> **TO BE DONE**
Give back exactly the lines from the beginning of the listing below to the line holding "tri_y1 = [0.17, 1.36, 2.85, 0.54, -0.76, -1.95]", both ends included; the pictures stay out.

>> begin SUPPLIED MATERIAL

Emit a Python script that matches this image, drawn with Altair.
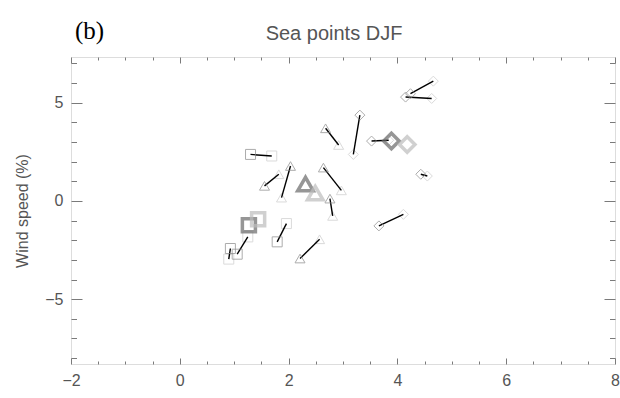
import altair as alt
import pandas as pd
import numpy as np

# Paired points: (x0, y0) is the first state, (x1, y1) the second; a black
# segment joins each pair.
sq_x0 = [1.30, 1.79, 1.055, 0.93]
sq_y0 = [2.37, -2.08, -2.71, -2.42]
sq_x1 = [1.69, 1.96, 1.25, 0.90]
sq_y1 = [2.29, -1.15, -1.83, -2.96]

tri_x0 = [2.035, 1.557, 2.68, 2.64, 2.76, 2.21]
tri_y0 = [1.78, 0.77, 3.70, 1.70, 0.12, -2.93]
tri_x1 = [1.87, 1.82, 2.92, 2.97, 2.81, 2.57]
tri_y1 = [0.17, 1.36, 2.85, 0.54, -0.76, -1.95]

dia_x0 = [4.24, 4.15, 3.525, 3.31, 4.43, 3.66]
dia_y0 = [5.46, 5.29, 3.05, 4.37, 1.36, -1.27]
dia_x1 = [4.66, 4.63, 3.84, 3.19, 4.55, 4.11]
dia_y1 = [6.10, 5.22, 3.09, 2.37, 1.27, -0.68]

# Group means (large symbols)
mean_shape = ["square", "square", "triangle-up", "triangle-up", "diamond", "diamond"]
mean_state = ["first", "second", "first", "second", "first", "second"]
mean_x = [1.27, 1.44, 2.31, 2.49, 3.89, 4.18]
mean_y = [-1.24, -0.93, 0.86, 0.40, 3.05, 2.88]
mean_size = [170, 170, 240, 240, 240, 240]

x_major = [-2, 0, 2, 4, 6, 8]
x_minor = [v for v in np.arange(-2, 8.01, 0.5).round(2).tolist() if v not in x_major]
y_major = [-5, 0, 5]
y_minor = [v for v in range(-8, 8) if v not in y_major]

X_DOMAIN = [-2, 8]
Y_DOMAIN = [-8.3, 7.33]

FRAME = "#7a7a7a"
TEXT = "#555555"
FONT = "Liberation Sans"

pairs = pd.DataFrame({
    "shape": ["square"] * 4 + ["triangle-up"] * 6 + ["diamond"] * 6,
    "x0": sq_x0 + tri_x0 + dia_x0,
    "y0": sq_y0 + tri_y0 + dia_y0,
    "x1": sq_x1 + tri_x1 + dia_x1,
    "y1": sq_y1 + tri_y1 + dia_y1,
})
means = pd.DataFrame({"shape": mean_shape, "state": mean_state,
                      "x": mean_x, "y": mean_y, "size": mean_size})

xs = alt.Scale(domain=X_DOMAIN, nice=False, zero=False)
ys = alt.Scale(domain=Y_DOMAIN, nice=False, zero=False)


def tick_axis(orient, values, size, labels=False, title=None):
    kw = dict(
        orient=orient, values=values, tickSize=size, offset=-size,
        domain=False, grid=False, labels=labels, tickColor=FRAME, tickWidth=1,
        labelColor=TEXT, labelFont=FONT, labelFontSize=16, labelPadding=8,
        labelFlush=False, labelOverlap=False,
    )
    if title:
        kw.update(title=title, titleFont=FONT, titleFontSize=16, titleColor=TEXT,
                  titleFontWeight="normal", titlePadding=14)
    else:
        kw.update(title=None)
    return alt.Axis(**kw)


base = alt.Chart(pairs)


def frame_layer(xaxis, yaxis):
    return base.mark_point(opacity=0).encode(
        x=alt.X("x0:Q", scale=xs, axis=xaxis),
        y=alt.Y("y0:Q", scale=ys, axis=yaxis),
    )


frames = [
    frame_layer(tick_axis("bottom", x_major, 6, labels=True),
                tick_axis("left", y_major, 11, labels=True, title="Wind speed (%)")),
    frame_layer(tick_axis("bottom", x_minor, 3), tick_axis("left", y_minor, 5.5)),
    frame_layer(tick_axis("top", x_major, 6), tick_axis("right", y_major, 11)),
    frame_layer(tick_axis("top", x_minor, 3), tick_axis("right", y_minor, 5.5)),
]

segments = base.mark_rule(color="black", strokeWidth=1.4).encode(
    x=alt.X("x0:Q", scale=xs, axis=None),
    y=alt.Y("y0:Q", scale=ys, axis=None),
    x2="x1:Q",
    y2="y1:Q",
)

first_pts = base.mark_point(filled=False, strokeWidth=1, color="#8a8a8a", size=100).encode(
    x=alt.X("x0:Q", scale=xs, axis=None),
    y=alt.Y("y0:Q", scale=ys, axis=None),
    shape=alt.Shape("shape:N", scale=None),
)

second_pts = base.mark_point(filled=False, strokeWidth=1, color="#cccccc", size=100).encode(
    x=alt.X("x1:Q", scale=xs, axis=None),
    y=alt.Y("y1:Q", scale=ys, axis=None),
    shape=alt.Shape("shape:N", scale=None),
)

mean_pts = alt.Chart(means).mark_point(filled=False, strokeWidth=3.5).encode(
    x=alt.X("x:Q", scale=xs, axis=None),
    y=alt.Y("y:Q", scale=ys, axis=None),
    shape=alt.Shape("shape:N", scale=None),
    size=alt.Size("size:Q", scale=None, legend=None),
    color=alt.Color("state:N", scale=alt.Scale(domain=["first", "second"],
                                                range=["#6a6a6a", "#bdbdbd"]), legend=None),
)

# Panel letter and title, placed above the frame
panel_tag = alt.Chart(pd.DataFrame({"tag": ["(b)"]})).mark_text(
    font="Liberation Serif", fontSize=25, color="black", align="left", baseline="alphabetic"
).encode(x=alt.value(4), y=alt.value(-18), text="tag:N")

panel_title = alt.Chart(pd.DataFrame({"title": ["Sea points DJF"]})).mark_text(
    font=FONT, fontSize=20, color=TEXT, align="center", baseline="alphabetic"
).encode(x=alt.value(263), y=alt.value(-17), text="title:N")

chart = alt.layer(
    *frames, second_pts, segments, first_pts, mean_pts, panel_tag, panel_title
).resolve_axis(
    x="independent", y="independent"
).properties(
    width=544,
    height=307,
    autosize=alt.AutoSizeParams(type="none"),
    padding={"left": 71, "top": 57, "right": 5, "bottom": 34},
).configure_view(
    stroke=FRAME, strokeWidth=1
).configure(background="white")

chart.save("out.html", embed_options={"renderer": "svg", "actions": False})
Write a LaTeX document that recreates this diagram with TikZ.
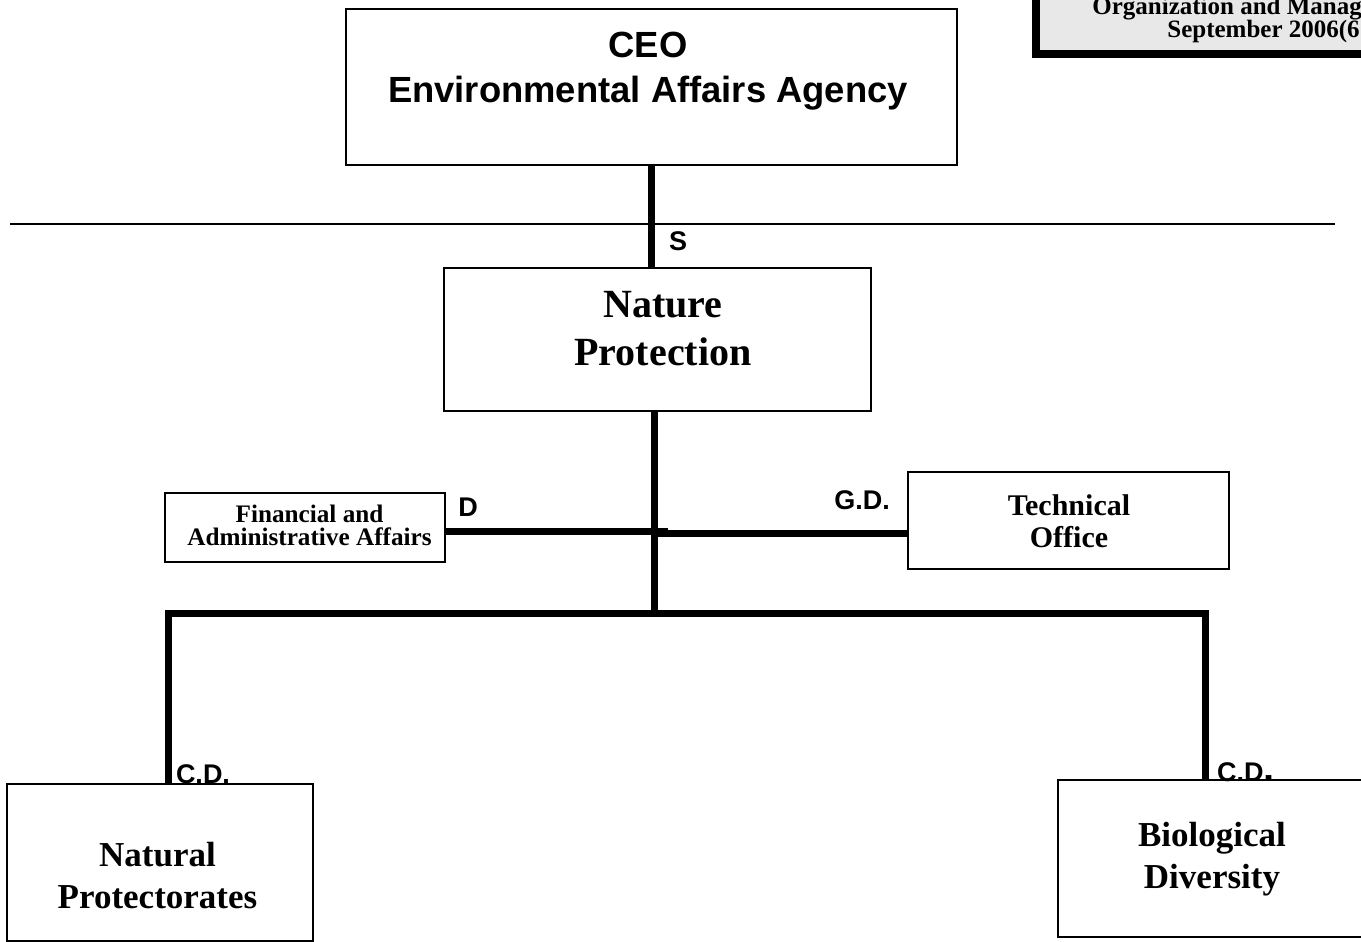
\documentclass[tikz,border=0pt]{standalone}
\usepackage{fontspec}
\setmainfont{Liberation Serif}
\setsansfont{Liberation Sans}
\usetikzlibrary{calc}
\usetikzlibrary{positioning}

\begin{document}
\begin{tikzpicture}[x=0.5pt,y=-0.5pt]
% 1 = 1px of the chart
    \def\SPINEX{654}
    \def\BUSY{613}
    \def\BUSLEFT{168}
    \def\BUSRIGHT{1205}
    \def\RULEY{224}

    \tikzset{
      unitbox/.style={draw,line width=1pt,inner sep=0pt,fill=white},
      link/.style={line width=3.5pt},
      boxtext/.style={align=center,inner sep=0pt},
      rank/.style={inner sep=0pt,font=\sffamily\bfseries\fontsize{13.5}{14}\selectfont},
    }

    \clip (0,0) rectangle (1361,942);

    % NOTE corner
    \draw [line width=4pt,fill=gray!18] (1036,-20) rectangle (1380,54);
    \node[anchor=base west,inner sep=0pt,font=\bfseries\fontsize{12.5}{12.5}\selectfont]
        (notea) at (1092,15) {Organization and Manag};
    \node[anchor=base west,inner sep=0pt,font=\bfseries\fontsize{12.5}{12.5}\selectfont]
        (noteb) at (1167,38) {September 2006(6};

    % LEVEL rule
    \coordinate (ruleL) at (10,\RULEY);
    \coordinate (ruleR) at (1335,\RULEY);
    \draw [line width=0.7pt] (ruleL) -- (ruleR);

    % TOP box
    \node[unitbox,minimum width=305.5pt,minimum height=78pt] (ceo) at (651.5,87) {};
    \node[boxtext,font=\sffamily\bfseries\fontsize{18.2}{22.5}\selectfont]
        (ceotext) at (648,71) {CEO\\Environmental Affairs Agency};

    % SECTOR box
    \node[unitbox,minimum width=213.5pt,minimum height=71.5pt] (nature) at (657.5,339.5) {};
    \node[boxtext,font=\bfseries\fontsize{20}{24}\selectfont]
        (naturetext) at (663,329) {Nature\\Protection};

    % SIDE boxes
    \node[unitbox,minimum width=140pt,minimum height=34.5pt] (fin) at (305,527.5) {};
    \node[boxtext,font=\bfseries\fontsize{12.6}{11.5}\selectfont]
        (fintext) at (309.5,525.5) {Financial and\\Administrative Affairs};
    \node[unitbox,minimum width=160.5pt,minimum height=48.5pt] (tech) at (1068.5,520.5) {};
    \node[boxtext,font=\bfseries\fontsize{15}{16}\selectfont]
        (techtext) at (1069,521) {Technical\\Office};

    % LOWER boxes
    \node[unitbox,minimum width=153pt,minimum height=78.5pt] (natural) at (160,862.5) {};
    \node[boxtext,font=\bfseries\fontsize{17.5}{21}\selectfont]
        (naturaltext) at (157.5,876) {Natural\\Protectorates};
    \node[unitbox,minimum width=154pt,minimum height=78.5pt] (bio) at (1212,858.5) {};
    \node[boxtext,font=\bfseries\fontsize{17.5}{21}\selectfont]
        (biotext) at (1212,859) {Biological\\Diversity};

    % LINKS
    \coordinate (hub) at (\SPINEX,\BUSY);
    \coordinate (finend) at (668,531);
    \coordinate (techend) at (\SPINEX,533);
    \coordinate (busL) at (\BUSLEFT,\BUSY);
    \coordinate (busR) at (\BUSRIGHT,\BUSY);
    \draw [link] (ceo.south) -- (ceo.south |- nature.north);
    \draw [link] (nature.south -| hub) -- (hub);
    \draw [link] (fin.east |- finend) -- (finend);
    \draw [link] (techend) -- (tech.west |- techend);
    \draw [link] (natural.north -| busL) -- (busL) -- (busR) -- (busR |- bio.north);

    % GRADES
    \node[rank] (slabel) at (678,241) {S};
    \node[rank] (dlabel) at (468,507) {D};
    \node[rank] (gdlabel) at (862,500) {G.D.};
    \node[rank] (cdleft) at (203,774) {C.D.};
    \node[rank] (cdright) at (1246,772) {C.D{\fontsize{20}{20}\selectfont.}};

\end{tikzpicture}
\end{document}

>> end SUPPLIED MATERIAL

> **EXERCISE OUTPUT**
Emit a Python script that matches this image, drawn with Altair.
import altair as alt
import pandas as pd
import numpy as np

# Paired points: (x0, y0) is the first state, (x1, y1) the second; a black
# segment joins each pair.
sq_x0 = [1.30, 1.79, 1.055, 0.93]
sq_y0 = [2.37, -2.08, -2.71, -2.42]
sq_x1 = [1.69, 1.96, 1.25, 0.90]
sq_y1 = [2.29, -1.15, -1.83, -2.96]

tri_x0 = [2.035, 1.557, 2.68, 2.64, 2.76, 2.21]
tri_y0 = [1.78, 0.77, 3.70, 1.70, 0.12, -2.93]
tri_x1 = [1.87, 1.82, 2.92, 2.97, 2.81, 2.57]
tri_y1 = [0.17, 1.36, 2.85, 0.54, -0.76, -1.95]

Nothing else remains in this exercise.